**WHAT TO DO:**
Your output is the lines from the first one to the one containing "const seriesNames = ['Actual', 'HM-DE'];", repeated exactly, with images left out.
•••
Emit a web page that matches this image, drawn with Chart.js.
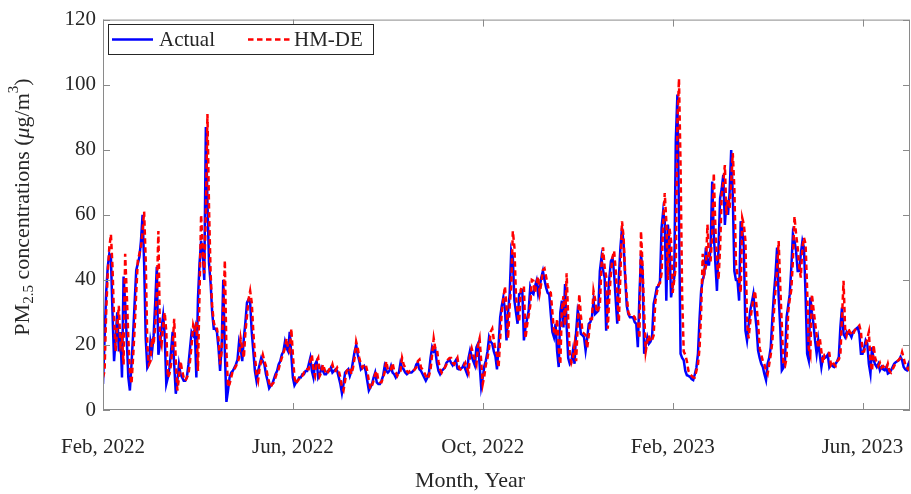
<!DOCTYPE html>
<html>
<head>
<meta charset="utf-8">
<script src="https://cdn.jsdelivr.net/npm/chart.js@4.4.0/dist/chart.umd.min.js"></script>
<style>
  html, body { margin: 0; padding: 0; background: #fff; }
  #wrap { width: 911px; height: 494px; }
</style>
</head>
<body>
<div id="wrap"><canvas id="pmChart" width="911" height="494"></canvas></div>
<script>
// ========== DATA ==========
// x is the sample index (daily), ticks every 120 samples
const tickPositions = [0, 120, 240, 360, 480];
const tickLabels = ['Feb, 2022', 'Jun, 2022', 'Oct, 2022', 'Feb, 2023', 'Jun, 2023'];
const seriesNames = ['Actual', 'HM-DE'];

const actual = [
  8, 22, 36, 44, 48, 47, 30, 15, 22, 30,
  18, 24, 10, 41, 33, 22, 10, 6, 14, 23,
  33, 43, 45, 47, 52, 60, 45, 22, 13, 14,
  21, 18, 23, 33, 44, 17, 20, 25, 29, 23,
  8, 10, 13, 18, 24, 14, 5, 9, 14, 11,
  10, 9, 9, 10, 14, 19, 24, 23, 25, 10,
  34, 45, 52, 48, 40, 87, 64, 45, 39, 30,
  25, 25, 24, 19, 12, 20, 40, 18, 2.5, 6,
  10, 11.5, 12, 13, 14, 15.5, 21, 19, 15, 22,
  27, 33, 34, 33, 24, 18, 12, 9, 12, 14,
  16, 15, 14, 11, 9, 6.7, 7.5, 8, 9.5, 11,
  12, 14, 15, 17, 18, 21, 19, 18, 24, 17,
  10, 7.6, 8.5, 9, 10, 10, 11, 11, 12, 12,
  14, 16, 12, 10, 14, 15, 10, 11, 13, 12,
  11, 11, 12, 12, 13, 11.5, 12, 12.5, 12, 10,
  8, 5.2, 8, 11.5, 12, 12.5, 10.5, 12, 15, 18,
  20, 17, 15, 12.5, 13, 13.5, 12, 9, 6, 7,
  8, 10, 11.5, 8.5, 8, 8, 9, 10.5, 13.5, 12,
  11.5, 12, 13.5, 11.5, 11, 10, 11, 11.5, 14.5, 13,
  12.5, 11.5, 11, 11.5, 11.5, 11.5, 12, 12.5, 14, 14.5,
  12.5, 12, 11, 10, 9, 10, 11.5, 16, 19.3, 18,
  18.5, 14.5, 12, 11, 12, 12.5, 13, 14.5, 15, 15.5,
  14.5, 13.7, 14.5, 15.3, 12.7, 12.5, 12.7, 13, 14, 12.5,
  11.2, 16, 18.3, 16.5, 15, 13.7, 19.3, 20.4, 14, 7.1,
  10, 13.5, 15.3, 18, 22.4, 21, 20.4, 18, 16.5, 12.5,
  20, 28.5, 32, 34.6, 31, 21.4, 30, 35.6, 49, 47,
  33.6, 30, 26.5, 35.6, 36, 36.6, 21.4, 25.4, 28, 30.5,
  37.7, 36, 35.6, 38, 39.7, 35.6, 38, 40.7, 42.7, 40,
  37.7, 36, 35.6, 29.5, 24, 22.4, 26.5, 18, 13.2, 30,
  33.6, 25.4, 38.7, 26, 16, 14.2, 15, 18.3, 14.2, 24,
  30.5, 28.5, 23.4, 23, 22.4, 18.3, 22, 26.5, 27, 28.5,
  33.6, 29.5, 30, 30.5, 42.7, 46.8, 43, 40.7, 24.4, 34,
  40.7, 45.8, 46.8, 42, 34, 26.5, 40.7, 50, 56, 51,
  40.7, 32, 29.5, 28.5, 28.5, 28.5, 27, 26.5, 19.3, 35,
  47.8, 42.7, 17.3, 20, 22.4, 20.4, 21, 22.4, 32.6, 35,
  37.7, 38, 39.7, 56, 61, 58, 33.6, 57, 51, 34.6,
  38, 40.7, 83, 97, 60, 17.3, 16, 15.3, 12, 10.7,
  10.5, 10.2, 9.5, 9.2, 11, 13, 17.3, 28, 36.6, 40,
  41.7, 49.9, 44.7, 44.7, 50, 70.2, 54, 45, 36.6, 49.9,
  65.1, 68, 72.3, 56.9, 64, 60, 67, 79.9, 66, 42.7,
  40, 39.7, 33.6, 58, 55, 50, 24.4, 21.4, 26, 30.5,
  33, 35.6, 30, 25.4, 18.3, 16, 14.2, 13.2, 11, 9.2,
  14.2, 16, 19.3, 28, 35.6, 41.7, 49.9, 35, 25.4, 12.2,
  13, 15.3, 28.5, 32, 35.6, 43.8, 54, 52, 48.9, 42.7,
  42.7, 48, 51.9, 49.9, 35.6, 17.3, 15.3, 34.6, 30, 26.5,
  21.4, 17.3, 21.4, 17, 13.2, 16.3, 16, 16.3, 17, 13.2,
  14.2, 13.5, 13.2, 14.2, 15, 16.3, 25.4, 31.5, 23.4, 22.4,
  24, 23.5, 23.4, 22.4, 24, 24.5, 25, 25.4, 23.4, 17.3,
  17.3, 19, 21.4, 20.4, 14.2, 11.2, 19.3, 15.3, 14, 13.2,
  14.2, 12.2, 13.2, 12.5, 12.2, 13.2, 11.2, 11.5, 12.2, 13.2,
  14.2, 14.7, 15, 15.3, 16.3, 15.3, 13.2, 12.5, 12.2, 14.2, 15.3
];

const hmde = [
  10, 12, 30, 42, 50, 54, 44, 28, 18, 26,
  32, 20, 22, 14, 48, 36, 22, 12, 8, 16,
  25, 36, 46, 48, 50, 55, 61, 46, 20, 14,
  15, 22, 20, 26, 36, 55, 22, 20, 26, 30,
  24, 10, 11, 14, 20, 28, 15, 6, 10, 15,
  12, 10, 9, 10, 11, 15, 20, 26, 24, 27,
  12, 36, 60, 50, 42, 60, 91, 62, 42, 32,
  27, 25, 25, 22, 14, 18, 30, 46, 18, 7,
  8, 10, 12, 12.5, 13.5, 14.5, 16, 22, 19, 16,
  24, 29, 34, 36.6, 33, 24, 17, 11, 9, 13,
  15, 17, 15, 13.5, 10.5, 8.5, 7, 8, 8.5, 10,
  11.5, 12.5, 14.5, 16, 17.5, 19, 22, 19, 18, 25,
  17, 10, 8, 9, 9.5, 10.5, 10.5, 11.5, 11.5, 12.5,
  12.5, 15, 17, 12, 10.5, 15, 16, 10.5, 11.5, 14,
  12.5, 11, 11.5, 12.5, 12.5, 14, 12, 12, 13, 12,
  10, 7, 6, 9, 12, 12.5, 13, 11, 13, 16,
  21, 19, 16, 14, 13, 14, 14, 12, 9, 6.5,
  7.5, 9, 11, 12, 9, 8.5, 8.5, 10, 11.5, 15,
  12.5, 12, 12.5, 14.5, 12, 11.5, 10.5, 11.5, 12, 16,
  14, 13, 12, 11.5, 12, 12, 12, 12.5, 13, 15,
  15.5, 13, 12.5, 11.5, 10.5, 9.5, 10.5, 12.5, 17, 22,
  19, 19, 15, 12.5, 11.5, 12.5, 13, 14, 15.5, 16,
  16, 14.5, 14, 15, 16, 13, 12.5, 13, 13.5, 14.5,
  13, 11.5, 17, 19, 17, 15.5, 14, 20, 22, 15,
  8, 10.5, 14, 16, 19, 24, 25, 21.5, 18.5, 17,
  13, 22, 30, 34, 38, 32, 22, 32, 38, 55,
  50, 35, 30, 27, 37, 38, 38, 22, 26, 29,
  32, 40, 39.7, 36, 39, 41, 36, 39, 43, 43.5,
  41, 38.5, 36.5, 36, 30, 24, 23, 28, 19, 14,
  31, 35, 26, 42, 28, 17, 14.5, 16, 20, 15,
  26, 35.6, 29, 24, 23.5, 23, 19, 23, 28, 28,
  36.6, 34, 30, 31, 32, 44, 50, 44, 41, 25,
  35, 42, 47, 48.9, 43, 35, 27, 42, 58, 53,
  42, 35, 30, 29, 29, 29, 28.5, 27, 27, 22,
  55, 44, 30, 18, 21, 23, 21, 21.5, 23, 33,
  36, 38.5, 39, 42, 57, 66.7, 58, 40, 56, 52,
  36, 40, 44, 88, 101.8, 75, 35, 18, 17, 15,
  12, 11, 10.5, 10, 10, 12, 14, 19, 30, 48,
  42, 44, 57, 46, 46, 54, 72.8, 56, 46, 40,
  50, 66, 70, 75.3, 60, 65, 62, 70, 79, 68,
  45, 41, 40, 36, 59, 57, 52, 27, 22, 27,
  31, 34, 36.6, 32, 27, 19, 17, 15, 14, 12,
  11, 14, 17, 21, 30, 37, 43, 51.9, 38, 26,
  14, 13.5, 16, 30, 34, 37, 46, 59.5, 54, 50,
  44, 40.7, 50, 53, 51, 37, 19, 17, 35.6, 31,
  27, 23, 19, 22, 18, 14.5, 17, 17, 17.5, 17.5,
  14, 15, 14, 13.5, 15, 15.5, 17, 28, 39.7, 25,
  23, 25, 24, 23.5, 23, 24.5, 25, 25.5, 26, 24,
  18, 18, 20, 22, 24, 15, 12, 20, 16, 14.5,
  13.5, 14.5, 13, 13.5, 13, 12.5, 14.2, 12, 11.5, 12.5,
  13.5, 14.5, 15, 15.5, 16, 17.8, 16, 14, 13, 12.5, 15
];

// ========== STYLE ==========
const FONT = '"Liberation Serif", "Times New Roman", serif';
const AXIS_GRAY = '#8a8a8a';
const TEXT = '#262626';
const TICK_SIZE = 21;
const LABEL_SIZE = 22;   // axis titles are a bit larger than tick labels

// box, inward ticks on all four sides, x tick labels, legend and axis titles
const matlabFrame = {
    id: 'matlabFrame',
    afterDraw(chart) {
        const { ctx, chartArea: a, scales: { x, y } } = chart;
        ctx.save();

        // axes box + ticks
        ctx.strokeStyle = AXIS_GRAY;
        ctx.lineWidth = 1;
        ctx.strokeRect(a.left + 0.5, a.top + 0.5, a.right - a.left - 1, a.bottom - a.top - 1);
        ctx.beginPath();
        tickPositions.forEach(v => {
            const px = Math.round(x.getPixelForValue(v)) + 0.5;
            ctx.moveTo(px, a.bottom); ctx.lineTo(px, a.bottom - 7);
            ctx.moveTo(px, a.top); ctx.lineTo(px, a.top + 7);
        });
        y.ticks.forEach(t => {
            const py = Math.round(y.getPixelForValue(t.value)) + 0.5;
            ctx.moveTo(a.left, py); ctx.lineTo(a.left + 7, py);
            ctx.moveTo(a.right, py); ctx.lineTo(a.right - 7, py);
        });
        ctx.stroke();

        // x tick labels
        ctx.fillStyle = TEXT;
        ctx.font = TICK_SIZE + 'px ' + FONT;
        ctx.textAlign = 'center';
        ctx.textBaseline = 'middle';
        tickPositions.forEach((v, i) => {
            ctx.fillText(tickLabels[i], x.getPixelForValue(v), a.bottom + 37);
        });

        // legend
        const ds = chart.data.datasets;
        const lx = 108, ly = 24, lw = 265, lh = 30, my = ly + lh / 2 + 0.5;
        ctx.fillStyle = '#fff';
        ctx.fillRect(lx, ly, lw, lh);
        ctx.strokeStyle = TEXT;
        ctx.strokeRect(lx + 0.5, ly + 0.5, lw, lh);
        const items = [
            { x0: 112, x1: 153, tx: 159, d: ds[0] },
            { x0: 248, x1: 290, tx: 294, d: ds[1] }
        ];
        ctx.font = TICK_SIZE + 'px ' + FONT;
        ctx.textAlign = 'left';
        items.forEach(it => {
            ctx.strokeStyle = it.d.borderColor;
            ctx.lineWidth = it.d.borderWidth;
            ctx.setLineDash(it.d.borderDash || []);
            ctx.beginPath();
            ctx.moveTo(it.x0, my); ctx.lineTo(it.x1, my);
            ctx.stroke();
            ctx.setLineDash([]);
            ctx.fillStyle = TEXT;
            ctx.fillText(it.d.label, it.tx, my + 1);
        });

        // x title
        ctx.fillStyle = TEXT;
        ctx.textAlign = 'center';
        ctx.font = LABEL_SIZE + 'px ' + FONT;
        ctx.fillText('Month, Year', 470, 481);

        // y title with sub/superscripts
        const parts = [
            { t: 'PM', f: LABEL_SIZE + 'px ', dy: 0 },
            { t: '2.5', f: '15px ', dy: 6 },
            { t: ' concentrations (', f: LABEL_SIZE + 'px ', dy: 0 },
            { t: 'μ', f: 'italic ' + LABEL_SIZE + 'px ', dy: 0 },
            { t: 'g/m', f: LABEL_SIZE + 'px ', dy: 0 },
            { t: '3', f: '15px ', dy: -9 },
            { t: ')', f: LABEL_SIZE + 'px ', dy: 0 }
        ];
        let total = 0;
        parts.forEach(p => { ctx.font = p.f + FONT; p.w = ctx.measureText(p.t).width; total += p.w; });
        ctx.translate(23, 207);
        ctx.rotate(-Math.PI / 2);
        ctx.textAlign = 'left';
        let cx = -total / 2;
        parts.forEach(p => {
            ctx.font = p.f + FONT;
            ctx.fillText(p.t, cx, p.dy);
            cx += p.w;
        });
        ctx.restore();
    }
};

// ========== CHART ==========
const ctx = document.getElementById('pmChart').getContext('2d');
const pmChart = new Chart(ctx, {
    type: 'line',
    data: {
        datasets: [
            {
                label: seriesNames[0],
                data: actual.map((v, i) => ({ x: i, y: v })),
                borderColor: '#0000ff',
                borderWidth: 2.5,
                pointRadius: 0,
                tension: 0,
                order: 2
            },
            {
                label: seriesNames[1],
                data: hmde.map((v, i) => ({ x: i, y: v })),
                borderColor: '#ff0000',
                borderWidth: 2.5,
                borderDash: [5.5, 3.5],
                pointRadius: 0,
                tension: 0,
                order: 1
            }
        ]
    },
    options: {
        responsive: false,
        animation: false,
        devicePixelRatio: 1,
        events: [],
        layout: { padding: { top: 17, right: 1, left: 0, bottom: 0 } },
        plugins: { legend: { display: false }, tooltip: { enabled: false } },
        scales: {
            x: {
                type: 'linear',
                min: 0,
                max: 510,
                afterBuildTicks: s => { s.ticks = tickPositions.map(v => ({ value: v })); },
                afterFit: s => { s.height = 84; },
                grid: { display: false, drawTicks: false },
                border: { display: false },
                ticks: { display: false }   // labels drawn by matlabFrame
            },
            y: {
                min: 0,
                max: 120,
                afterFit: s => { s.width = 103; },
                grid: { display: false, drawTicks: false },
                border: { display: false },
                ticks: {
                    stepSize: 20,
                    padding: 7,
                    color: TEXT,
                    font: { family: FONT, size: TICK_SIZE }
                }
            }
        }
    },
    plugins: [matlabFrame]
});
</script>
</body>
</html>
•••
**THE SOLUTION:**
Emit a web page that matches this image, drawn with Chart.js.
<!DOCTYPE html>
<html>
<head>
<meta charset="utf-8">
<script src="https://cdn.jsdelivr.net/npm/chart.js@4.4.0/dist/chart.umd.min.js"></script>
<style>
  html, body { margin: 0; padding: 0; background: #fff; }
  #wrap { width: 911px; height: 494px; }
</style>
</head>
<body>
<div id="wrap"><canvas id="pmChart" width="911" height="494"></canvas></div>
<script>
// ========== DATA ==========
// x is the sample index (daily), ticks every 120 samples
const tickPositions = [0, 120, 240, 360, 480];
const tickLabels = ['Feb, 2022', 'Jun, 2022', 'Oct, 2022', 'Feb, 2023', 'Jun, 2023'];
const seriesNames = ['Actual', 'HM-DE'];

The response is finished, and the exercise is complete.